Jazz is defined by many different eras and stylistic differences that have fallen under the umbrella of one particular kind of musical expression.  What do you say to purists who do not consider what you are doing as a musician to be in line with their interpretations of the genre?

I never call my music Jazz, so if anyone has an issue with my music, I don’t concern myself with titles.  I don’t really mind so much.  I just try to convey what I hear and write what makes me feel good.  The rest is not really my concern.

You released your first album, The Rise and Fall of Pipokuhn, in 2009.  How did that experience affect you?

Like any first record, it’s a big adventure because you have no idea what you’re doing.  It was all original pieces and I began with a concept.  It was a little more conservative than my work is now, in terms of the sound of the trio and the format of the tunes.  I was very surprised by what came out of it.  You do your first record and don’t really expect much from it when you take your first step.  At the end of the day it got quite a bit of radio airplay in the states and overseas.  It got quite a bit of feedback and that one project launched other opportunities.  If I learned one lesson from that project is that it is important to just do it.  When creating, it’s so rewarding to take that first step.  You have something that you can refer back to that will lead to other things.  It was a very good experience for me.
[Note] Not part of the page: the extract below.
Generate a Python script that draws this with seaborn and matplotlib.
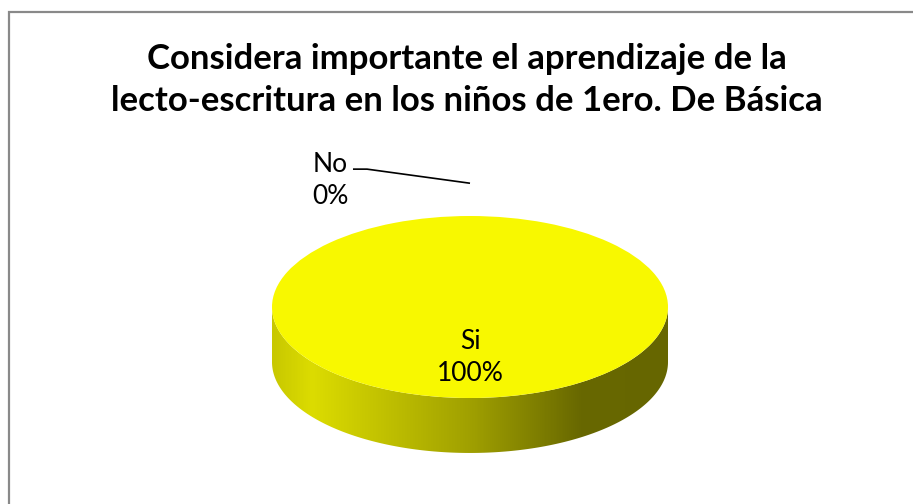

What are your musical goals moving forward?

As I said, I am working on a solo project.  I also love working as a sideman on projects that really inspire me.  There are so many great artists and I think it is incredibly enriching for me to get to with so many bands and artists that I really respect.  I would love to keep working as a sideman with people coming from very different backgrounds.   Maybe like working with Stink or Peter Gabriel.  The other thing I would like to try is writing for movies.  I feel that my music does have a cinematic quality and I would like to see how that works.  I would really love to do that and to continue to keep writing, recording, and touring with my trio first and foremost.